======== DATASET EXTRACT ========
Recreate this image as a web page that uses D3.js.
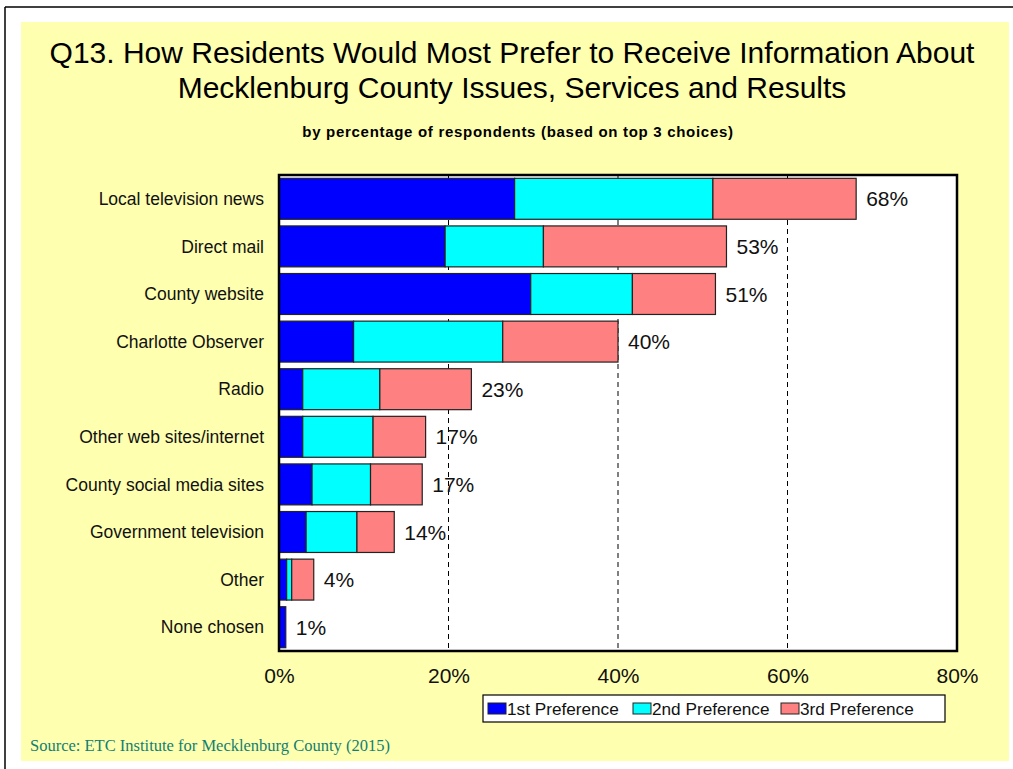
<!DOCTYPE html>
<html>
<head>
<meta charset="utf-8">
<script src="https://cdn.jsdelivr.net/npm/d3@7"></script>
<style>
  html, body { margin: 0; padding: 0; background: #fff; }
  svg { display: block; }
</style>
</head>
<body>
<svg id="chart" width="1013" height="769"></svg>
<script>
// Survey categories, top to bottom
const categories = [
  "Local television news", "Direct mail", "County website", "Charlotte Observer",
  "Radio", "Other web sites/internet", "County social media sites",
  "Government television", "Other", "None chosen"
];
// Percent of respondents choosing each source as 1st / 2nd / 3rd preference
const firstPref  = [27.8, 19.6, 29.7, 8.8, 2.8, 2.8, 3.9, 3.2, 0.9, 0.8];
const secondPref = [23.4, 11.6, 12.0, 17.6, 9.1, 8.3, 6.9, 6.0, 0.6, 0];
const thirdPref  = [16.9, 21.6, 9.8, 13.6, 10.8, 6.2, 6.1, 4.4, 2.6, 0];
// Combined totals shown at the end of each bar
const totals = [68, 53, 51, 40, 23, 17, 17, 14, 4, 1];
const seriesNames = ["1st Preference", "2nd Preference", "3rd Preference"];
const seriesColors = ["#0000FF", "#00FFFF", "#FF8080"];
const xTicks = [0, 20, 40, 60, 80];

(function () {
const svg = d3.select("#chart");
const W = 1013, H = 769;
const SANS = "Liberation Sans, Arial, sans-serif";

// outer frame and yellow panel
svg.append("line").attr("x1", 5).attr("x2", W).attr("y1", 7).attr("y2", 7)
  .attr("stroke", "#000").attr("stroke-width", 1.5);
svg.append("line").attr("x1", 5).attr("x2", 5).attr("y1", 7).attr("y2", H)
  .attr("stroke", "#000").attr("stroke-width", 1.5);
svg.append("rect").attr("x", 21).attr("y", 22).attr("width", 988).attr("height", 739)
  .attr("fill", "#FFFFB0");

// titles
const title = svg.append("text").attr("text-anchor", "middle")
  .attr("font-family", SANS).attr("font-size", 30).attr("fill", "#000");
title.append("tspan").attr("x", 512).attr("y", 63)
  .text("Q13. How Residents Would Most Prefer to Receive Information About");
title.append("tspan").attr("x", 512).attr("y", 98)
  .text("Mecklenburg County Issues, Services and Results");
svg.append("text").attr("x", 518).attr("y", 137).attr("text-anchor", "middle")
  .attr("font-family", SANS).attr("font-size", 15).attr("letter-spacing", 0.7)
  .attr("font-weight", "bold").text("by percentage of respondents (based on top 3 choices)");

// plot geometry
const pLeft = 279, pRight = 957, pTop = 175, pBottom = 651;
const x = d3.scaleLinear().domain([0, 80]).range([pLeft, pRight]);
const y = d3.scaleBand().domain(categories).range([pTop, pBottom]).paddingInner(0.14).paddingOuter(0.07);

svg.append("rect").attr("x", pLeft).attr("y", pTop).attr("width", pRight - pLeft).attr("height", pBottom - pTop)
  .attr("fill", "#fff");

// dashed gridlines
svg.append("g").selectAll("line").data(xTicks.filter(t => t > 0 && t < 80)).join("line")
  .attr("x1", d => x(d)).attr("x2", d => x(d)).attr("y1", pTop).attr("y2", pBottom)
  .attr("stroke", "#000").attr("stroke-width", 1).attr("stroke-dasharray", "5,4");

// stacked bars
const rows = categories.map((c, i) => ({ cat: c, vals: [firstPref[i], secondPref[i], thirdPref[i]] }));
const stack = d3.stack().keys([0, 1, 2]).value((d, k) => d.vals[k]);
const stacked = stack(rows);
svg.append("g").selectAll("g").data(stacked).join("g")
  .attr("fill", (d, i) => seriesColors[i])
  .selectAll("rect").data(d => d.filter(s => s[1] - s[0] > 0)).join("rect")
  .attr("x", d => x(d[0])).attr("width", d => x(d[1]) - x(d[0]))
  .attr("y", d => y(d.data.cat)).attr("height", y.bandwidth())
  .attr("stroke", "#222").attr("stroke-width", 1.2);

// total labels
svg.append("g").selectAll("text").data(rows).join("text")
  .attr("x", d => x(d3.sum(d.vals)) + 10)
  .attr("y", d => y(d.cat) + y.bandwidth() / 2 + 7.5)
  .attr("font-family", SANS).attr("font-size", 21).attr("fill", "#111")
  .text((d, i) => totals[i] + "%");

// plot frame
svg.append("rect").attr("x", pLeft).attr("y", pTop).attr("width", pRight - pLeft).attr("height", pBottom - pTop)
  .attr("fill", "none").attr("stroke", "#000").attr("stroke-width", 2.5);

// category axis
const yAxis = svg.append("g").attr("transform", `translate(${pLeft},0)`)
  .call(d3.axisLeft(y).tickSize(0).tickPadding(15));
yAxis.select(".domain").remove();
yAxis.selectAll("text").attr("font-family", SANS)
  .attr("font-size", 17.5).attr("fill", "#111").attr("dy", "0.35em");

// value axis
const xAxis = svg.append("g").attr("transform", `translate(0,${pBottom})`)
  .call(d3.axisBottom(x).tickValues(xTicks).tickFormat(d => d + "%").tickSize(0).tickPadding(17));
xAxis.select(".domain").remove();
xAxis.selectAll("text").attr("font-family", SANS)
  .attr("font-size", 21).attr("fill", "#111");

// legend
const lg = svg.append("g");
lg.append("rect").attr("x", 483).attr("y", 695).attr("width", 462).attr("height", 27)
  .attr("fill", "#fff").attr("stroke", "#000").attr("stroke-width", 1.2);
const legendX = [488, 633, 781];
seriesNames.forEach((name, i) => {
  lg.append("rect").attr("x", legendX[i]).attr("y", 703).attr("width", 18).attr("height", 11)
    .attr("fill", seriesColors[i]).attr("stroke", "#222").attr("stroke-width", 1);
  lg.append("text").attr("x", legendX[i] + 19).attr("y", 715)
    .attr("font-family", SANS).attr("font-size", 17.2).attr("fill", "#111")
    .text(name);
});

// source note
svg.append("text").attr("x", 30).attr("y", 751)
  .attr("font-family", "Liberation Serif, Times New Roman, serif").attr("font-size", 16.5)
  .attr("fill", "#108070").text("Source:  ETC Institute for Mecklenburg County (2015)");
})();
</script>
</body>
</html>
========
> **TO BE DONE**
Transcribe the whole listing, character for character, but not its images.

> **RESULT OF THIS EXERCISE**
Recreate this image as a web page that uses D3.js.
<!DOCTYPE html>
<html>
<head>
<meta charset="utf-8">
<script src="https://cdn.jsdelivr.net/npm/d3@7"></script>
<style>
  html, body { margin: 0; padding: 0; background: #fff; }
  svg { display: block; }
</style>
</head>
<body>
<svg id="chart" width="1013" height="769"></svg>
<script>
// Survey categories, top to bottom
const categories = [
  "Local television news", "Direct mail", "County website", "Charlotte Observer",
  "Radio", "Other web sites/internet", "County social media sites",
  "Government television", "Other", "None chosen"
];
// Percent of respondents choosing each source as 1st / 2nd / 3rd preference
const firstPref  = [27.8, 19.6, 29.7, 8.8, 2.8, 2.8, 3.9, 3.2, 0.9, 0.8];
const secondPref = [23.4, 11.6, 12.0, 17.6, 9.1, 8.3, 6.9, 6.0, 0.6, 0];
const thirdPref  = [16.9, 21.6, 9.8, 13.6, 10.8, 6.2, 6.1, 4.4, 2.6, 0];
// Combined totals shown at the end of each bar
const totals = [68, 53, 51, 40, 23, 17, 17, 14, 4, 1];
const seriesNames = ["1st Preference", "2nd Preference", "3rd Preference"];
const seriesColors = ["#0000FF", "#00FFFF", "#FF8080"];
const xTicks = [0, 20, 40, 60, 80];

(function () {
const svg = d3.select("#chart");
const W = 1013, H = 769;
const SANS = "Liberation Sans, Arial, sans-serif";

// outer frame and yellow panel
svg.append("line").attr("x1", 5).attr("x2", W).attr("y1", 7).attr("y2", 7)
  .attr("stroke", "#000").attr("stroke-width", 1.5);
svg.append("line").attr("x1", 5).attr("x2", 5).attr("y1", 7).attr("y2", H)
  .attr("stroke", "#000").attr("stroke-width", 1.5);
svg.append("rect").attr("x", 21).attr("y", 22).attr("width", 988).attr("height", 739)
  .attr("fill", "#FFFFB0");

// titles
const title = svg.append("text").attr("text-anchor", "middle")
  .attr("font-family", SANS).attr("font-size", 30).attr("fill", "#000");
title.append("tspan").attr("x", 512).attr("y", 63)
  .text("Q13. How Residents Would Most Prefer to Receive Information About");
title.append("tspan").attr("x", 512).attr("y", 98)
  .text("Mecklenburg County Issues, Services and Results");
svg.append("text").attr("x", 518).attr("y", 137).attr("text-anchor", "middle")
  .attr("font-family", SANS).attr("font-size", 15).attr("letter-spacing", 0.7)
  .attr("font-weight", "bold").text("by percentage of respondents (based on top 3 choices)");

// plot geometry
const pLeft = 279, pRight = 957, pTop = 175, pBottom = 651;
const x = d3.scaleLinear().domain([0, 80]).range([pLeft, pRight]);
const y = d3.scaleBand().domain(categories).range([pTop, pBottom]).paddingInner(0.14).paddingOuter(0.07);

svg.append("rect").attr("x", pLeft).attr("y", pTop).attr("width", pRight - pLeft).attr("height", pBottom - pTop)
  .attr("fill", "#fff");

// dashed gridlines
svg.append("g").selectAll("line").data(xTicks.filter(t => t > 0 && t < 80)).join("line")
  .attr("x1", d => x(d)).attr("x2", d => x(d)).attr("y1", pTop).attr("y2", pBottom)
  .attr("stroke", "#000").attr("stroke-width", 1).attr("stroke-dasharray", "5,4");

// stacked bars
const rows = categories.map((c, i) => ({ cat: c, vals: [firstPref[i], secondPref[i], thirdPref[i]] }));
const stack = d3.stack().keys([0, 1, 2]).value((d, k) => d.vals[k]);
const stacked = stack(rows);
svg.append("g").selectAll("g").data(stacked).join("g")
  .attr("fill", (d, i) => seriesColors[i])
  .selectAll("rect").data(d => d.filter(s => s[1] - s[0] > 0)).join("rect")
  .attr("x", d => x(d[0])).attr("width", d => x(d[1]) - x(d[0]))
  .attr("y", d => y(d.data.cat)).attr("height", y.bandwidth())
  .attr("stroke", "#222").attr("stroke-width", 1.2);

// total labels
svg.append("g").selectAll("text").data(rows).join("text")
  .attr("x", d => x(d3.sum(d.vals)) + 10)
  .attr("y", d => y(d.cat) + y.bandwidth() / 2 + 7.5)
  .attr("font-family", SANS).attr("font-size", 21).attr("fill", "#111")
  .text((d, i) => totals[i] + "%");

// plot frame
svg.append("rect").attr("x", pLeft).attr("y", pTop).attr("width", pRight - pLeft).attr("height", pBottom - pTop)
  .attr("fill", "none").attr("stroke", "#000").attr("stroke-width", 2.5);

// category axis
const yAxis = svg.append("g").attr("transform", `translate(${pLeft},0)`)
  .call(d3.axisLeft(y).tickSize(0).tickPadding(15));
yAxis.select(".domain").remove();
yAxis.selectAll("text").attr("font-family", SANS)
  .attr("font-size", 17.5).attr("fill", "#111").attr("dy", "0.35em");

// value axis
const xAxis = svg.append("g").attr("transform", `translate(0,${pBottom})`)
  .call(d3.axisBottom(x).tickValues(xTicks).tickFormat(d => d + "%").tickSize(0).tickPadding(17));
xAxis.select(".domain").remove();
xAxis.selectAll("text").attr("font-family", SANS)
  .attr("font-size", 21).attr("fill", "#111");

// legend
const lg = svg.append("g");
lg.append("rect").attr("x", 483).attr("y", 695).attr("width", 462).attr("height", 27)
  .attr("fill", "#fff").attr("stroke", "#000").attr("stroke-width", 1.2);
const legendX = [488, 633, 781];
seriesNames.forEach((name, i) => {
  lg.append("rect").attr("x", legendX[i]).attr("y", 703).attr("width", 18).attr("height", 11)
    .attr("fill", seriesColors[i]).attr("stroke", "#222").attr("stroke-width", 1);
  lg.append("text").attr("x", legendX[i] + 19).attr("y", 715)
    .attr("font-family", SANS).attr("font-size", 17.2).attr("fill", "#111")
    .text(name);
});

// source note
svg.append("text").attr("x", 30).attr("y", 751)
  .attr("font-family", "Liberation Serif, Times New Roman, serif").attr("font-size", 16.5)
  .attr("fill", "#108070").text("Source:  ETC Institute for Mecklenburg County (2015)");
})();
</script>
</body>
</html>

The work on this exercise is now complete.